Having now finished "Driving Forces", I am left feeling that yes - perhaps there is a better book in there. But I wonder if Stevenson is the man to write it (and/or if Bentleys are the publishers to produce it), since two of the most glaring errors of fact in the later chapters are that:
Pau is apparently in Belgium.
When discussing the imprisonment of Ferdinand Porsche by the French, Stevenson claims that one of those who secured his release was Marcel Lehoux. Quite difficult, considering Marcel had already been dead for ten years: the person he meant to feature was Charles Faroux.
Overall, I was disappointed in this book - Stevenson often seems to fit the facts to his arguments, rather than the other way round, and as I mentioned before he plays tricks with the chronology - as an example the book discusses Seaman's win in the 1938 German GP. In the next chapter, we move on seamlessly to the Swiss GP. Fine, you might think.
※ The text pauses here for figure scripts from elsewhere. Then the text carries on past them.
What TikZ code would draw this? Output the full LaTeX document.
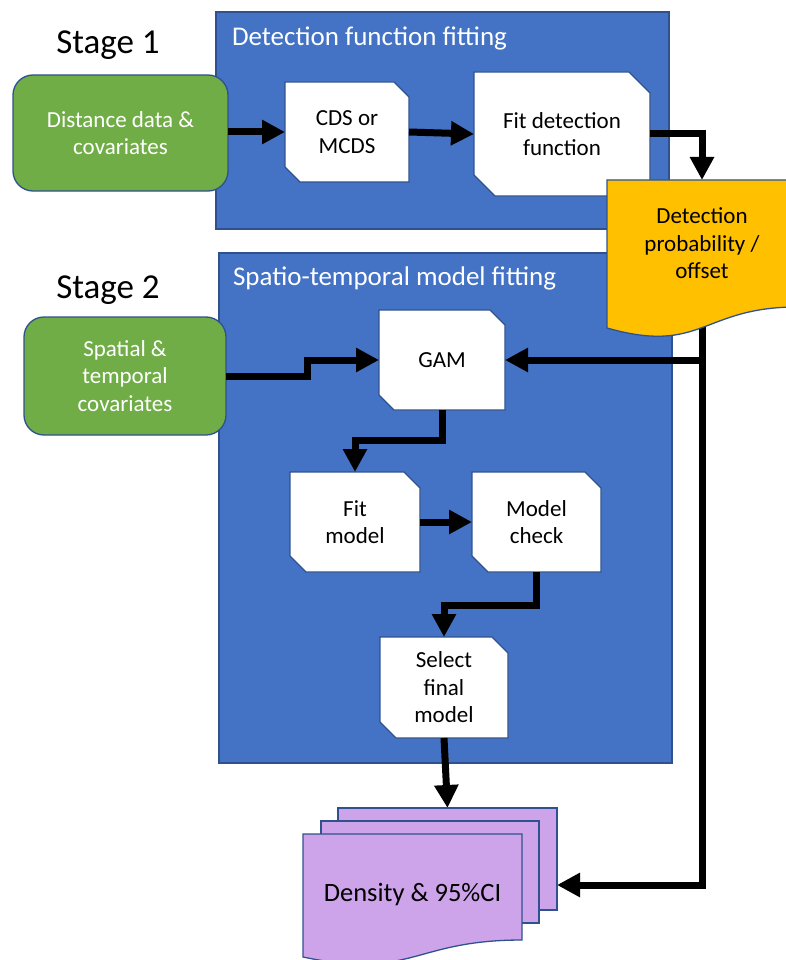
\documentclass[tikz,border=0pt]{standalone}
\usepackage{fontspec}
\setmainfont{Carlito}
\usetikzlibrary{arrows.meta,calc}
\pgfdeclarelayer{panel}
\pgfdeclarelayer{boxes}
\pgfdeclarelayer{arrows}
\pgfdeclarelayer{docs}
\pgfsetlayers{panel,boxes,arrows,docs,main}
\definecolor{pblue}{HTML}{4472C4}
\definecolor{oblue}{HTML}{2F528F}
\definecolor{pgreen}{HTML}{70AD47}
\definecolor{porange}{HTML}{FFC000}
\definecolor{ppurple}{HTML}{CDA4EA}
\newcommand\snipshape[2]{\draw[snipst] (#1.north west) -- ([xshift=-#2pt]#1.north east) -- ([yshift=-#2pt]#1.north east) -- (#1.south east) -- ([xshift=#2pt]#1.south west) -- ([yshift=#2pt]#1.south west) -- cycle;}
\begin{document}
\begin{tikzpicture}[x=1pt,y=-1pt,
 every node/.style={outer sep=0pt,inner sep=0pt},
 bodyfont/.style={font=\fontsize{23}{27.5}\selectfont},
 panelst/.style={draw=oblue,line width=1.3pt,fill=pblue},
 titlest/.style={text=white,font=\fontsize{27}{32}\selectfont,anchor=west},
 stagest/.style={font=\fontsize{35}{40}\selectfont},
 greenst/.style={draw=oblue,line width=1.3pt,fill=pgreen,rounded corners=20pt,text=white,align=center,bodyfont},
 snipnode/.style={align=center,bodyfont},
 snipst/.style={draw=oblue,line width=1.3pt,fill=white},
 docst/.style={draw=oblue,line width=1.3pt,fill=porange},
 densst/.style={draw=oblue,line width=1.3pt,fill=ppurple},
 arr/.style={line width=7pt,line join=miter,-{Triangle[length=23pt,width=23pt]}}
]
\useasboundingbox (0,0) rectangle (786,960);
\begin{pgfonlayer}{panel}
\node[panelst,minimum width=453pt,minimum height=217pt] (p1) at (442.5,120.5) {};
\node[panelst,minimum width=453pt,minimum height=510pt] (p2) at (445.5,508) {};
\node[titlest] (t1) at (232,38) {Detection function fitting};
\node[titlest] (t2) at (233,278) {Spatio-temporal model fitting};
\end{pgfonlayer}

\node[stagest] (s1) at (108,45) {Stage 1};
\node[stagest] (s2) at (108,290) {Stage 2};

\begin{pgfonlayer}{boxes}
\node[greenst,minimum width=215pt,minimum height=116pt] (g1) at (120.5,133) {Distance data \&\\covariates};
\node[greenst,minimum width=202pt,minimum height=118pt] (g2) at (125,376) {Spatial \&\\temporal\\covariates};
\end{pgfonlayer}

\node[snipnode,minimum width=124pt,minimum height=100pt] (cds) at (347,132) {CDS or\\MCDS};
\node[snipnode,minimum width=176pt,minimum height=124pt] (fitdet) at (562,134) {Fit detection\\function};
\node[snipnode,minimum width=126pt,minimum height=100pt] (gam) at (442,360) {GAM};
\node[snipnode,minimum width=130pt,minimum height=100pt] (fitm) at (355,522) {Fit\\model};
\node[snipnode,minimum width=129pt,minimum height=100pt] (mcheck) at (536.5,522) {Model\\check};
\node[snipnode,minimum width=128pt,minimum height=101pt] (select) at (444,687.5) {Select\\final\\model};

\begin{pgfonlayer}{boxes}
\snipshape{cds}{15}
\snipshape{fitdet}{21}
\snipshape{gam}{15}
\snipshape{fitm}{16}
\snipshape{mcheck}{16}
\snipshape{select}{16}
\end{pgfonlayer}

\node[snipnode,minimum width=190pt,minimum height=127pt] (doc) at (702,243.5) {Detection\\probability /\\offset};
\node[minimum width=219pt,minimum height=102pt] (d3) at (447.5,859) {};
\node[minimum width=218pt,minimum height=102pt] (d2) at (430,872) {};
\node[minimum width=219pt,minimum height=106pt] (d1) at (412.5,887) {};
\node[font=\fontsize{26.5}{31}\selectfont] (d1t) at (412.5,895) {Density \& 95\%CI};

\begin{pgfonlayer}{docs}
\draw[docst] (doc.north west) -- (doc.north east) -- (doc.south east) .. controls (doc.south) and ([yshift=-48pt]doc.south) .. ([yshift=-21pt]doc.south west) -- cycle;
\draw[densst] (d3.north west) rectangle (d3.south east);
\draw[densst] (d2.north west) rectangle (d2.south east);
\draw[densst] (d1.north west) -- (d1.north east) -- (d1.south east) .. controls (d1.south) and ([yshift=-40pt]d1.south) .. ([yshift=-17pt]d1.south west) -- cycle;
\end{pgfonlayer}

\coordinate (docb) at ([yshift=-20pt]doc.south);
\coordinate (densin) at ([yshift=-26pt]d3.east);

\begin{pgfonlayer}{arrows}
\draw[arr] (g1.east |- cds.west) -- (cds.west);
\draw[arr] (cds.east) -- (fitdet.west);
\draw[arr] (fitdet.east) -| (doc.north);
\draw[arr] (docb) |- (densin);
\draw[arr] (docb |- gam.east) -- (gam.east);
\draw[arr] (g2.east) -- ([xshift=81pt]g2.east) |- (gam.west);
\draw[arr] (gam.south) -- ++(0,30) -| (fitm.north);
\draw[arr] (fitm.east) -- (mcheck.west);
\draw[arr] (mcheck.south) -- ++(0,33) -| (select.north);
\draw[arr] (select.south) -- (d3.north);
\end{pgfonlayer}
\end{tikzpicture}
\end{document}
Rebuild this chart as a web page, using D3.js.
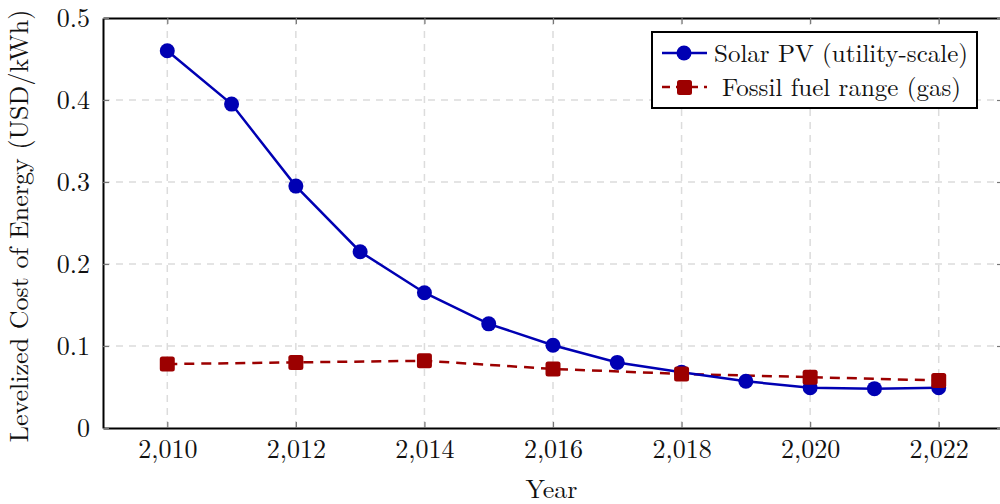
<!DOCTYPE html>
<html>
<head>
<meta charset="utf-8">
<script src="https://cdn.jsdelivr.net/npm/d3@7"></script>
<style>
  body { margin: 0; background: #fff; }
</style>
</head>
<body>
<div class="svg-container"></div>
<script>
// chart data
var solarYears = [2010, 2011, 2012, 2013, 2014, 2015, 2016, 2017, 2018, 2019, 2020, 2021, 2022];
var solarCost = [0.46, 0.395, 0.295, 0.215, 0.165, 0.127, 0.101, 0.080, 0.068, 0.057, 0.049, 0.048, 0.049];
var gasYears = [2010, 2012, 2014, 2016, 2018, 2020, 2022];
var gasCost = [0.078, 0.080, 0.082, 0.072, 0.066, 0.062, 0.058];
var xTicks = [2010, 2012, 2014, 2016, 2018, 2020, 2022];
var yTicks = [0, 0.1, 0.2, 0.3, 0.4, 0.5];
var seriesNames = ["Solar PV (utility-scale)", "Fossil fuel range (gas)"];

var pageWidth = 1000, pageHeight = 504;
var box = { left: 103, right: 1003, top: 18, bottom: 428 };
var blue = "#0000b3", red = "#9c0000";
var font = "'Latin Modern Roman', 'Liberation Serif', serif";

var svg = d3.select(".svg-container").append("svg")
  .attr("width", pageWidth).attr("height", pageHeight);

var x = d3.scaleLinear().domain([2009, 2023]).range([box.left, box.right]);
var y = d3.scaleLinear().domain([0, 0.5]).range([box.bottom, box.top]);

// grid
svg.append("g").selectAll("line").data(xTicks).enter().append("line")
  .attr("x1", function(d) { return x(d); }).attr("x2", function(d) { return x(d); })
  .attr("y1", box.top).attr("y2", box.bottom)
  .attr("stroke", "#dcdcdc").attr("stroke-width", 1.5).attr("stroke-dasharray", "7,6");
svg.append("g").selectAll("line").data(yTicks.slice(1, -1)).enter().append("line")
  .attr("y1", function(d) { return y(d); }).attr("y2", function(d) { return y(d); })
  .attr("x1", box.left).attr("x2", box.right)
  .attr("stroke", "#dcdcdc").attr("stroke-width", 1.5).attr("stroke-dasharray", "7,6");

// axes
var fmtX = d3.format(",");
var fmtY = function(d) { return d === 0 ? "0" : d3.format(".1f")(d); };

var xAxis = svg.append("g").attr("transform", "translate(0," + box.bottom + ")")
  .call(d3.axisBottom(x).tickValues(xTicks).tickFormat(fmtX).tickSizeInner(-6).tickSizeOuter(0).tickPadding(12));
var xAxisTop = svg.append("g").attr("transform", "translate(0," + box.top + ")")
  .call(d3.axisTop(x).tickValues(xTicks).tickFormat("").tickSizeInner(-6).tickSizeOuter(0));
var yAxis = svg.append("g").attr("transform", "translate(" + box.left + ",0)")
  .call(d3.axisLeft(y).tickValues(yTicks).tickFormat(fmtY).tickSizeInner(-6).tickSizeOuter(0).tickPadding(13));
var yAxisRight = svg.append("g").attr("transform", "translate(" + box.right + ",0)")
  .call(d3.axisRight(y).tickValues(yTicks).tickFormat("").tickSizeInner(-6).tickSizeOuter(0));

[xAxis, xAxisTop, yAxis, yAxisRight].forEach(function(a) {
  a.attr("font-family", null).attr("font-size", null);
  a.select(".domain").attr("stroke", "#000").attr("stroke-width", 2);
  a.selectAll(".tick line").attr("stroke", "#777").attr("stroke-width", 1.2);
  a.selectAll(".tick text").style("font-family", font).style("font-size", "26px").attr("fill", "#111");
});

// labels
svg.append("text")
  .attr("x", (box.left + 1000) / 2).attr("y", 498)
  .attr("text-anchor", "middle")
  .style("font-family", font).style("font-size", "26px").attr("fill", "#111")
  .text("Year");
svg.append("text")
  .attr("transform", "translate(28," + ((box.top + box.bottom) / 2 + 3) + ") rotate(-90)")
  .attr("text-anchor", "middle")
  .style("font-family", font).style("font-size", "26px").attr("fill", "#111")
  .text("Levelized Cost of Energy (USD/kWh)");

// series
var solarData = solarYears.map(function(d, i) { return { year: d, value: solarCost[i] }; });
var gasData = gasYears.map(function(d, i) { return { year: d, value: gasCost[i] }; });

var line = d3.line()
  .x(function(d) { return x(d.year); })
  .y(function(d) { return y(d.value); });

svg.append("path").datum(gasData)
  .attr("fill", "none").attr("stroke", red).attr("stroke-width", 2.5)
  .attr("stroke-dasharray", "10,7").attr("d", line);

svg.append("path").datum(solarData)
  .attr("fill", "none").attr("stroke", blue).attr("stroke-width", 2.5)
  .attr("d", line);

svg.selectAll(".solarDot").data(solarData).enter().append("circle")
  .attr("class", "solarDot")
  .attr("cx", function(d) { return x(d.year); })
  .attr("cy", function(d) { return y(d.value); })
  .attr("r", 7.5).attr("fill", blue);

svg.selectAll(".gasDot").data(gasData).enter().append("rect")
  .attr("class", "gasDot")
  .attr("x", function(d) { return x(d.year) - 7.5; })
  .attr("y", function(d) { return y(d.value) - 7.5; })
  .attr("width", 15).attr("height", 15).attr("rx", 2.5)
  .attr("fill", red);

// legend
var legend = svg.append("g").attr("transform", "translate(652,32)");
legend.append("rect").attr("width", 325).attr("height", 76)
  .attr("fill", "#fff").attr("stroke", "#000").attr("stroke-width", 2);

legend.append("line").attr("x1", 10).attr("x2", 55).attr("y1", 21).attr("y2", 21)
  .attr("stroke", blue).attr("stroke-width", 2.5);
legend.append("circle").attr("cx", 32).attr("cy", 21).attr("r", 7.5).attr("fill", blue);
legend.append("text").attr("x", 62).attr("y", 30)
  .style("font-family", font).style("font-size", "25px").attr("fill", "#111")
  .text(seriesNames[0]);

legend.append("line").attr("x1", 10).attr("x2", 55).attr("y1", 55).attr("y2", 55)
  .attr("stroke", red).attr("stroke-width", 2.5).attr("stroke-dasharray", "8,6");
legend.append("rect").attr("x", 25).attr("y", 48).attr("width", 15).attr("height", 15).attr("rx", 2.5).attr("fill", red);
legend.append("text").attr("x", 70).attr("y", 64)
  .style("font-family", font).style("font-size", "25px").attr("fill", "#111")
  .text(seriesNames[1]);
</script>
</body>
</html>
But three paragraphs in we suddenly encounter Ernst von Delius! "Ernstchen" was killed in the 1937 German GP and we have actually jumped back two years
to the 1936 Swiss GP. Stevenson does things like this regularly in the book, but if he provided chapter and verse on dates and arranged events in the correct order I have a feeling that a lot of his arguments would fail to stand up to scrutiny.
I haven't really touched on his interpretation of Nazi history, which is perhaps best described as "selective": as another example, the Night of the Long Knives is portrayed as Hitler's backlash against a homosexual "mafia" at the head of the SA. I'm aware that Roehm was homosexual, but from my memory of what I've read on this I don't think many other SA leaders were. As David Irving's "Hitler's War" is quoted as a major source, I have to say that his basic research may not be based entirely on unbiased material - although OTOH both Toland's and Fest's biographies of Hitler are mentioned in the bibliography.